Atlantic cod found to have a unique immune system
The Atlantic cod, Gadus morhua, has had its genome sequenced for the first time, revealing that it has a unique immune system. This finding, published in Nature this week, challenges the current assumptions about the evolution of the vertebrate immune system, and may have implications for the farming of fish.
The Major Histocompatability gene, or (MHC) II, is a conserved feature of the immune system in all jawed vertebratraes, whose genomes have been sequenced so far, including humans. But this gene has been lost somewhere in the ancestry of the Atlantic cod.

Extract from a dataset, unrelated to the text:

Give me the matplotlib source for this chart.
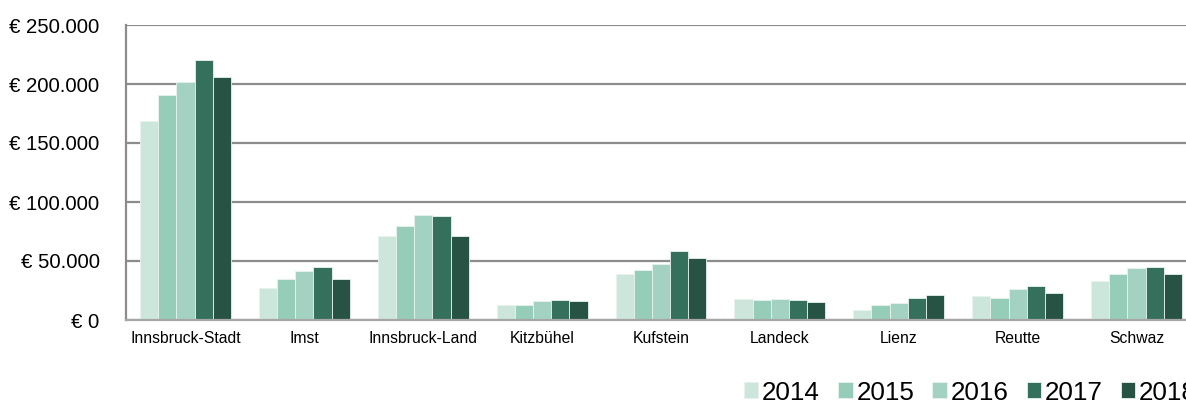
import numpy as np
import matplotlib.pyplot as plt
from matplotlib.ticker import FuncFormatter

plt.rcParams['font.family'] = ['Liberation Sans', 'DejaVu Sans']

districts = ['Innsbruck-Stadt', 'Imst', 'Innsbruck-Land', 'Kitzbühel', 'Kufstein',
             'Landeck', 'Lienz', 'Reutte', 'Schwaz']
years = ['2014', '2015', '2016', '2017', '2018']

v2014 = [168800, 27200, 71500, 12300, 39300, 18200, 8600, 20100, 32800]
v2015 = [190800, 34900, 79400, 13100, 42700, 17100, 12300, 18400, 39100]
v2016 = [201500, 41900, 89300, 15900, 47800, 17900, 14800, 26600, 43800]
v2017 = [220600, 44700, 87800, 17300, 58800, 17100, 19000, 29200, 45300]
v2018 = [206000, 34900, 70900, 15700, 52300, 15100, 21000, 23300, 38700]
series = [v2014, v2015, v2016, v2017, v2018]

colors = ['#cce6dc', '#96cdb9', '#a3d2c3', '#35705c', '#275345']

fig = plt.figure(figsize=(11.86, 4.03), dpi=100)
ax = fig.add_axes([126 / 1186, 83 / 403, 1070 / 1186, 295 / 403])

x = np.arange(len(districts))
w = 0.153
for i, (vals, c) in enumerate(zip(series, colors)):
    ax.bar(x + (i - 2) * w, vals, width=w, color=c, edgecolor='#e8f2ee',
           linewidth=0.6, label=years[i], zorder=3)

ax.set_xlim(-0.5, len(districts) - 0.5)
ax.set_ylim(0, 250000)
ax.set_yticks(np.arange(0, 250001, 50000))
ax.yaxis.set_major_formatter(FuncFormatter(
    lambda v, p: '€ ' + f'{int(v):,}'.replace(',', '.')))
ax.set_xticks(x)
ax.set_xticklabels(districts, fontsize=11.3)
ax.tick_params(axis='y', labelsize=14.7, length=0, pad=19)
ax.tick_params(axis='x', length=0, pad=8)

ax.grid(axis='y', color='#8c8c8c', linewidth=1.6, zorder=0)
for s in ['top', 'right']:
    ax.spines[s].set_visible(False)
ax.spines['left'].set_color('#8c8c8c')
ax.spines['left'].set_linewidth(1.6)
ax.spines['bottom'].set_color('#a6a6a6')
ax.spines['bottom'].set_linewidth(1.6)
ax.spines['bottom'].set_zorder(4)

fig.legend(loc='center left', bbox_to_anchor=(744 / 1186, 10.5 / 403), ncol=5,
           frameon=False, fontsize=18.7, handlelength=0.55, handleheight=0.55,
           handletextpad=0.15, columnspacing=0.7, borderaxespad=0, borderpad=0)

fig.savefig('out.png', dpi=100)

The (MHC) II gene is part of the adaptive immune system, the immune system with a 'memory' for previously encountered pathogens. Professor Kjetill Jakobsen from the Centre of Ecological and Evolutionary Synthesis at the University of Oslo led the study. He explained that "(MHC) II is heavily associated with immunological memory" and that "vaccine strategies are dependent on the (MHC) II function".

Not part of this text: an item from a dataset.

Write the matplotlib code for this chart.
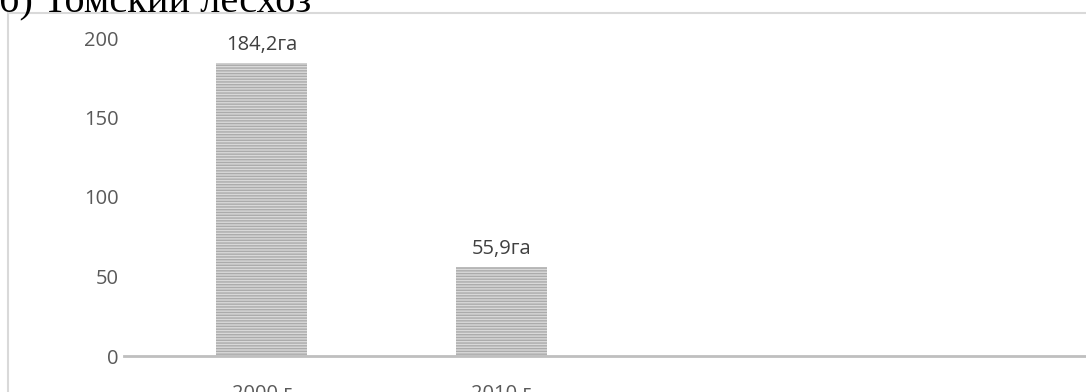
import matplotlib.pyplot as plt
from matplotlib.patches import Rectangle

# данные
years = ["2000 г", "2010 г", "", ""]
area = [184.2, 55.9]
value_labels = ["184,2га", "55,9га"]
y_ticks = [0, 50, 100, 150, 200]
title = "б) Томский лесхоз"

W, H = 1086, 392
fig = plt.figure(figsize=(W / 100, H / 100), dpi=100)
fig.patch.set_facecolor("white")

# рамка диаграммы (обрезана справа и снизу)
frame = Rectangle((8 / W, -0.1), 1.2, (H - 13) / H + 0.1, transform=fig.transFigure,
                  fill=False, edgecolor="#d9d9d9", linewidth=1.5)
fig.patches.append(frame)

fig.text(-1 / W, 1 - 12 / H, title, fontsize=29, family="Liberation Serif",
         color="black", ha="left", va="baseline")

# оси: y=0 на 356px, y=200 на 38px
y0, y200 = 356, 38
bottom = (H - y0) / H
top = (H - y200) / H
ax = fig.add_axes([124 / W, bottom, 1 - 124 / W, top - bottom])
ax.set_ylim(0, 200)
cat_w = 240.0
xl = -(261.5 - 124) / cat_w
xr = (1086 - 261.5) / cat_w
ax.set_xlim(xl, xr)

bars = ax.bar(range(len(area)), area, width=91 / cat_w, color="#d9d9d9",
              edgecolor="#ababab", linewidth=0, hatch="------", zorder=2)

for i, (v, lab) in enumerate(zip(area, value_labels)):
    ax.annotate(lab, (i, v), xytext=(0, 8), textcoords="offset pixels",
                ha="center", va="bottom", fontsize=14.5, family="Open Sans",
                color="#404040")

for s in ["top", "right", "left"]:
    ax.spines[s].set_visible(False)
ax.spines["bottom"].set_color("#bfbfbf")
ax.spines["bottom"].set_linewidth(2)
ax.spines["bottom"].set_zorder(3)

ax.set_yticks(y_ticks)
ax.set_yticklabels([str(t) for t in y_ticks], family="Open Sans", fontsize=14.5, color="#595959")
ax.tick_params(axis="y", length=0, pad=4)
ax.set_xticks(range(len(years)))
ax.set_xticklabels(years, family="Open Sans", fontsize=14.5, color="#595959")
ax.tick_params(axis="x", length=0, pad=20)
ax.patch.set_alpha(0)

fig.savefig("out.png", dpi=100)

There are cases of non-functional (MHC) II in humans, but such mutations usually lead to death at a young age. "You cannot lose this without building up an alternative way to deal with bacterial infections and other parasites" explains Professor Jakobsen.

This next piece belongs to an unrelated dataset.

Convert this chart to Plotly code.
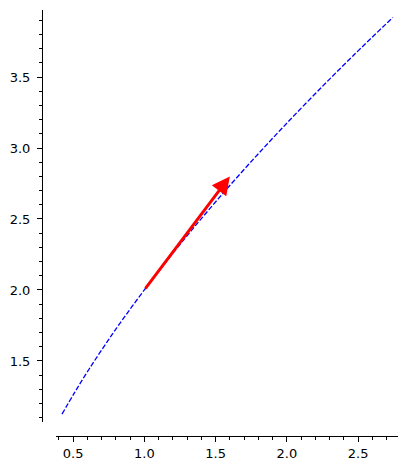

Cod, however, exist in large numbers and are widely distributed, proving that they manage to have a functioning immune system without (MHC) II. This may be due to over expression of other immune system genes; "In addition to these genes that are lacking, there are some amplications of certain genes" says Professor Jakobsen. These amplications have been found in the innate immune system, the immune system that deals with intracellular pathogens.
Unlike mammals, very few fishes species have been sequenced. Cod belongs to a group of fish, the gadoid group, which have had never been looked at before. Initial studies of other fish within the gadoid group are already underway, "It seems they also have the same peculiar setting in their immune system" says Professr Jakobsen, who is now building on the theory that the immune system feature may be common to the whole group of fish. If correct, the alteration must have occurred millions of years ago in some common ancestor.
Not only will this finding be of academic interest to evolutionary geneticists and immunologists, but may also help the farming of cod where bacterial infections have previously been problematic.